On the total demand of oxygen by the states and total oxygen supplied, the ministry said the supply of medical oxygen to hospitals is determined by contractual arrangements between the hospital and the medical oxygen supplier concerned.
“However, due to unprecedented surge in demand of medical oxygen during the second wave the demand in the country peaked to nearly 9000 MT as compared to 3095 MT during the first wave the central government had to step in to facilitate equitable distribution to the states.
“A dynamic and transparent framework for allocation of medical oxygen in consultation with states and UTs and all the stakeholders such as relevant ministries, manufacturers/suppliers of liquid oxygen, etc. was prepared,” the written reply stated.
The active caseload of the state and UT was the primary determinant of oxygen allocation. Other factors such as case doubling rate, available medical infrastructure, etc. were also given due consideration. Further, the allocation was kept dynamic as per the changing pandemic load.
The first allocation order was issued on 15th April 2021 and revised from time to time, based on the trends of active cases and supply position.
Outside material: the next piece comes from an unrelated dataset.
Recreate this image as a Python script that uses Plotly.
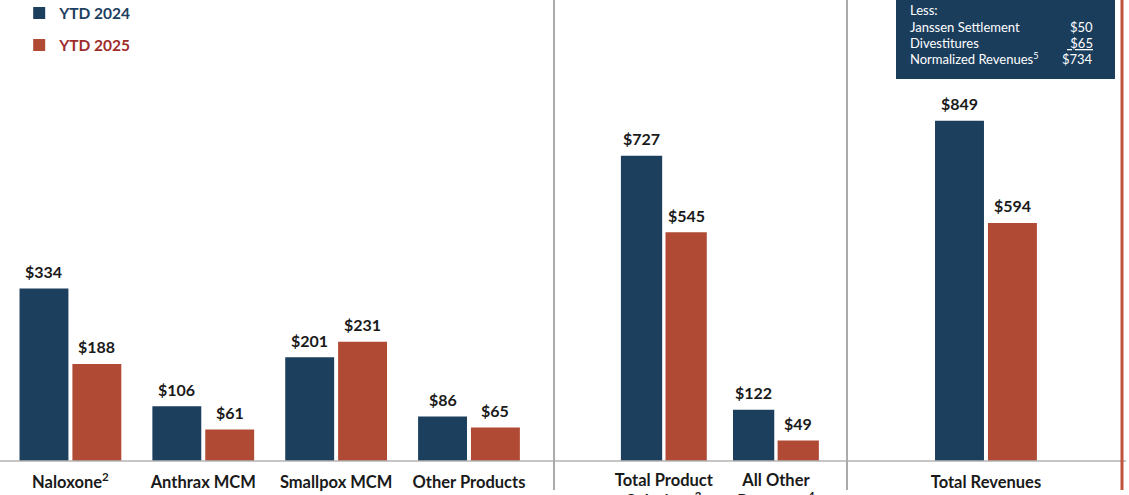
import plotly.graph_objects as go

# ---- data ----
panel1_cats = ["Naloxone<sup>2</sup>", "Anthrax MCM", "Smallpox MCM", "Other Products"]
panel1_2024 = [334, 106, 201, 86]
panel1_2025 = [188, 61, 231, 65]

panel2_cats = ["Total Product<br>Solutions<sup>3</sup>", "All Other<br>Revenues<sup>4</sup>"]
panel2_2024 = [727, 122]
panel2_2025 = [545, 49]

panel3_cats = ["Total Revenues"]
panel3_2024 = [849]
panel3_2025 = [594]

series_names = ["YTD 2024", "YTD 2025"]

box_rows = [("Janssen Settlement", "$50"), ("Divestitures", "<u> $65</u>"),
            ("Normalized Revenues<sup>5</sup>", "$734")]

# ---- style ----
BLUE = "#1d3f5e"
RED = "#b04a34"
BLUE_TXT = "#1e4060"
RED_TXT = "#9e2c2b"
FONT = "Lato"
W, H = 1129, 495
MB = 34
PH = H - MB
BARGAP = 0.204
GROUPGAP = 0.075

fig = go.Figure()
anns = []

panels = [
    (panel1_cats, panel1_2024, panel1_2025, "x", "y", True),
    (panel2_cats, panel2_2024, panel2_2025, "x2", "y2", False),
    (panel3_cats, panel3_2024, panel3_2025, "x3", "y3", False),
]
slot = (1 - BARGAP) / 2
for cats, v24, v25, xa, ya, show in panels:
    for k, (vals, name, col) in enumerate(((v24, series_names[0], BLUE),
                                           (v25, series_names[1], RED))):
        txtcol = BLUE_TXT if col == BLUE else RED_TXT
        fig.add_trace(go.Bar(
            x=cats, y=vals, xaxis=xa, yaxis=ya,
            name=f"<span style='color:{txtcol}'><b>{name}</b></span>",
            legendgroup=name, showlegend=show,
            marker=dict(color=col, line=dict(width=0)),
            cliponaxis=False, hoverinfo="skip",
        ))
        # value labels, positioned through the category axis + bar offset
        off = (k - 0.5) * slot
        for ci, (c, v) in enumerate(zip(cats, vals)):
            anns.append(dict(xref=xa, yref=ya, x=ci + off, y=v, text=f"<b>${v}</b>",
                             showarrow=False, xanchor="center", yanchor="middle", yshift=17,
                             font=dict(family=FONT, size=16, color="#1a1a1a")))

d1 = 554 / W
d2 = 847 / W
d3 = 1122 / W
tickfont = dict(family=FONT, size=16.5, color="#1a1a1a", weight="bold")
common_x = dict(showline=False, showgrid=False, zeroline=False, ticks="", tickfont=tickfont,
                fixedrange=True, automargin=False)
common_y = dict(visible=False, showgrid=False, zeroline=False, fixedrange=True)

fig.update_layout(
    width=W, height=H,
    margin=dict(l=0, r=0, t=0, b=MB, autoexpand=False),
    paper_bgcolor="white", plot_bgcolor="white",
    barmode="group", bargap=BARGAP, bargroupgap=GROUPGAP,
    font=dict(family=FONT),
    xaxis=dict(domain=[0, d1], range=[-0.53, 3.64], ticklabelstandoff=9, **common_x),
    xaxis2=dict(domain=[d1, d2], range=[-0.98, 1.634], ticklabelstandoff=7, **common_x),
    xaxis3=dict(domain=[d2, d3], range=[-1.045, 1.023], ticklabelstandoff=9, **common_x),
    yaxis=dict(range=[0, 893], **common_y),
    yaxis2=dict(range=[0, 1098], anchor="x2", **common_y),
    yaxis3=dict(range=[0, 1150], anchor="x3", **common_y),
    legend=dict(x=0.017, y=1.008, xanchor="left", yanchor="top",
                font=dict(family=FONT, size=15.5), bgcolor="rgba(0,0,0,0)",
                itemclick=False, tracegroupgap=9),
    showlegend=True,
)

# separators and baseline
shapes = []
def py(px):
    return (PH - px) / PH
shapes.append(dict(type="line", xref="paper", yref="paper", x0=0, x1=1126 / W, y0=0, y1=0,
                   line=dict(color="#b3b3b3", width=1.5)))
for xp in (554, 847):
    shapes.append(dict(type="line", xref="paper", yref="paper", x0=xp / W, x1=xp / W,
                       y0=py(0) + 0.01, y1=py(490), line=dict(color="#aaaaaa", width=2)))
shapes.append(dict(type="line", xref="paper", yref="paper", x0=1122 / W, x1=1122 / W,
                   y0=py(0) + 0.01, y1=py(490), line=dict(color="#c0533c", width=3)))
shapes.append(dict(type="rect", xref="paper", yref="paper", x0=896 / W, x1=1115 / W,
                   y0=py(79), y1=py(0) + 0.01, fillcolor="#1b3d5c", line=dict(width=0)))
fig.update_layout(shapes=shapes)

boxfont = dict(family=FONT, size=13, color="white")
anns.append(dict(xref="paper", yref="paper", x=908 / W, y=py(10), text="Less:", showarrow=False,
                 xanchor="left", yanchor="middle", font=boxfont))
for i, (lab, val) in enumerate(box_rows):
    yy = py(27 + 16 * i)
    anns.append(dict(xref="paper", yref="paper", x=908 / W, y=yy, text=lab, showarrow=False,
                     xanchor="left", yanchor="middle", font=boxfont))
    anns.append(dict(xref="paper", yref="paper", x=1095 / W, y=yy, text=val, showarrow=False,
                     xanchor="right", yanchor="middle", font=boxfont))
fig.update_layout(annotations=anns)

fig.write_html("out.html", config={"displayModeBar": False},
               post_script="document.body.style.margin='0';document.body.style.overflow='hidden';")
A total allocation of 10,250 MT has been done to 26 high burden states as on May 28, 2021, the reply said.
The Government of India, along with the state governments, took all possible steps to tackle the unprecedented surge in oxygen demand that arose in the second wave of COVID-19.
This includes enhancement of liquid medical oxygen (LMO) production from 5700 MTs in August 2020 to 9690 MTs in May 2021, restrictions on industrial use of oxygen; and augmentation of availability of containers.
A dynamic and transparent framework for allocation of medical oxygen in consultation with states and UTs and all the stakeholders such as relevant Ministries, manufacturers/suppliers of liquid oxygen, etc. was prepared.
Also, online digital solutions viz. Oxygen Demand Aggregation system (ODAS) and Oxygen Digital Tracking System (ODTS) have been developed to ascertain the demand for medical oxygen from all medical facilities and to track their transportation.
Further, to avoid wastage of medical oxygen, guidelines on rational use of oxygen were issued on 25th September 2020. These were further revised and disseminated to States on 25th April 2021.
The states were also provided with oxygen equipment such as oxygen cylinders, concentrators and Pressure Swing Adsorption (PSA) oxygen generation plants. A total of 4,02,517 oxygen cylinders have been procured or are being procured and distributed to the states.
As many as 1,222 PSA Oxygen generation plants have been sanctioned. Out of these, as on 15th July 2021, 237 plants have been commissioned. Apart from this, 295 PSA plants are being installed by different ministries, the minister said.
States have also been asked to prepare state-level oxygen generation plants. To increase the storage capacity of liquid medical oxygen in the states, under the emergency COVID Package-Part-II, 1050 Liquid Medical Oxygen Tanks along with MGPS at a cost of Rs. 80 Lakh each have been approved.